In a sperate pan, heat 1 tbs butter until melted and the pan is very hot but not smoking. Add the steaks and cook on each side until a brown seared crust has formed, about 2 minutes per side. Don’t crowd the pan or the the cooking temperature will fall below what the steaks need for a good sear. Cook in two batches if necessary. Move steaks to a sheet pan or baking dish.
Cook in the oven for 5-7 minutes, or until desired level of doneness. Allow to rest for at least 5 minutes. If you fail to let the steak rest before cutting into to it, the juices will be lost and the steak will turn dry.
Doneness is a hard thing to explain, but there are several ways to know if your steak is where you want it to be without the dreaded slice through the middle that will compromise your overall results.

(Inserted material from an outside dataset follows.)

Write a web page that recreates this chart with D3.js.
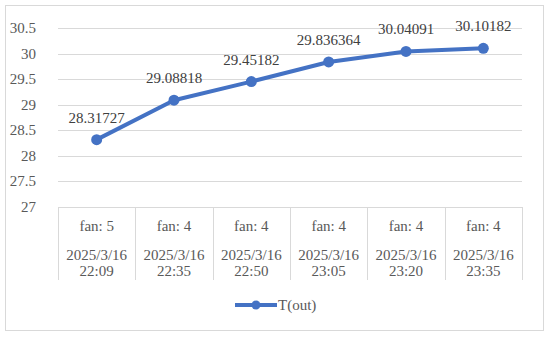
<!DOCTYPE html>
<html>
<head>
<meta charset="utf-8">
<script src="https://cdn.jsdelivr.net/npm/d3@7"></script>
<style>
  body { margin: 0; background: #fff; }
</style>
</head>
<body>
<div id="chart"></div>
<script>
const fanLabels = ['fan: 5', 'fan: 4', 'fan: 4', 'fan: 4', 'fan: 4', 'fan: 4'];
const dateLabels = ['2025/3/16', '2025/3/16', '2025/3/16', '2025/3/16', '2025/3/16', '2025/3/16'];
const timeLabels = ['22:09', '22:35', '22:50', '23:05', '23:20', '23:35'];
const tOut = [28.31727, 29.08818, 29.45182, 29.836364, 30.04091, 30.10182];
const tOutLabels = ['28.31727', '29.08818', '29.45182', '29.836364', '30.04091', '30.10182'];
const yTicks = [27, 27.5, 28, 28.5, 29, 29.5, 30, 30.5];

const width = 550, height = 337;
const margin = {top: 28, right: 28, bottom: 130, left: 58};
const lineColor = '#4472C4';
const serif = '"Liberation Serif"';
// small sizes fall back to a sans face here, so draw big and scale down
const baseSize = 20, k = 0.75;

const svg = d3.select('#chart')
  .append('svg')
  .attr('width', width)
  .attr('height', height);

function label(sel, fx, fy, anchor, color) {
  return sel.append('text')
    .attr('transform', (d, i) => `translate(${fx(d, i)},${fy(d, i)}) scale(${k})`)
    .attr('text-anchor', anchor)
    .style('font-family', serif)
    .style('font-size', baseSize + 'px')
    .style('fill', color);
}

// outer border
svg.append('rect')
  .attr('x', 5.5).attr('y', 5.5)
  .attr('width', 538).attr('height', 325)
  .attr('fill', 'none')
  .attr('stroke', '#d9d9d9');

const x = d3.scaleBand()
  .domain(d3.range(tOut.length))
  .range([margin.left, width - margin.right]);

const y = d3.scaleLinear()
  .domain([27, 30.5])
  .range([height - margin.bottom, margin.top]);

// gridlines
svg.append('g')
  .selectAll('line')
  .data(yTicks)
  .enter()
  .append('line')
  .attr('x1', margin.left)
  .attr('x2', width - margin.right)
  .attr('y1', d => Math.round(y(d)) + 0.5)
  .attr('y2', d => Math.round(y(d)) + 0.5)
  .attr('stroke', '#d9d9d9');

// y tick labels
const tickG = svg.append('g')
  .selectAll('g')
  .data(yTicks)
  .enter()
  .append('g');
label(tickG, () => 36, d => y(d) + 5, 'end', '#595959').text(d => d);

// category dividers
const bounds = d3.range(tOut.length + 1).map(i => i < tOut.length ? x(i) : x.range()[1]);
svg.append('g')
  .selectAll('line')
  .data(bounds)
  .enter()
  .append('line')
  .attr('x1', d => Math.round(d) + 0.5)
  .attr('x2', d => Math.round(d) + 0.5)
  .attr('y1', y(27))
  .attr('y2', 280)
  .attr('stroke', '#d9d9d9');

// category labels
const cat = svg.append('g')
  .selectAll('g')
  .data(d3.range(tOut.length))
  .enter()
  .append('g');

const cx = i => x(i) + x.bandwidth() / 2;
label(cat, cx, () => 231, 'middle', '#595959').text(i => fanLabels[i]);
label(cat, cx, () => 260, 'middle', '#595959').text(i => dateLabels[i]);
label(cat, cx, () => 276, 'middle', '#595959').text(i => timeLabels[i]);

// line
const line = d3.line()
  .x((d, i) => cx(i))
  .y(d => y(d));

svg.append('path')
  .datum(tOut)
  .attr('d', line)
  .attr('fill', 'none')
  .attr('stroke', lineColor)
  .attr('stroke-width', 4)
  .attr('stroke-linejoin', 'round');

svg.append('g')
  .selectAll('circle')
  .data(tOut)
  .enter()
  .append('circle')
  .attr('cx', (d, i) => cx(i))
  .attr('cy', d => y(d))
  .attr('r', 5.5)
  .attr('fill', lineColor);

// data labels
const dl = svg.append('g')
  .selectAll('g')
  .data(tOut)
  .enter()
  .append('g');
label(dl, (d, i) => cx(i), d => y(d) - 17, 'middle', '#404040').text((d, i) => tOutLabels[i]);

// legend
const legend = svg.append('g');
legend.append('line')
  .attr('x1', 235).attr('x2', 277)
  .attr('y1', 305).attr('y2', 305)
  .attr('stroke', lineColor)
  .attr('stroke-width', 4);
legend.append('circle')
  .attr('cx', 256).attr('cy', 305).attr('r', 4.5)
  .attr('fill', lineColor);
label(legend, () => 278, () => 310, 'start', '#595959').text('T(out)');
</script>
</body>
</html>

First there is the temperature check, but this does require a stab to your meat which will allow some juices to flow out, but far less then cutting it open. Get out an over safe thermometer and push it halfway through the middle of your steak. Keep in mind that your meat will continue to cook an additional 5 degrees once remove from the oven so keep that in mind when your test the temperature, removing the meat about 5 degrees before it reaches the level you want it.
131°F Medium Rare
154°F Medium Well
The second way is the feel test. This is what I use, and if you cook enough steak, you will be familiar with how your steaks feel once they are done. Here is an old line cook secret to understanding how a steak should feel once it’s done:
Put your thumb and forefinger together. With your other hand, feel the fleshy part of your palm, just below your thumb. That is what a rare steak will feel like. Then put your thumb and middle finger together. The fleshy part of your palm will now feel medium rare. Thumb and ring finger: medium well. This is a way to get the doneness you want without having the unsightly cut marks in your beautiful steak.
Here is a great article about the feel test, with pictures of what I’m taking about: http://primecutsblog.com/2008/12/01/the-finger-test-to-check-the-doneness-of-steak/
Allow your steak to rest for five minutes while you finish the sauce.
Top each steak with mushroom sauce, serve with stout beer.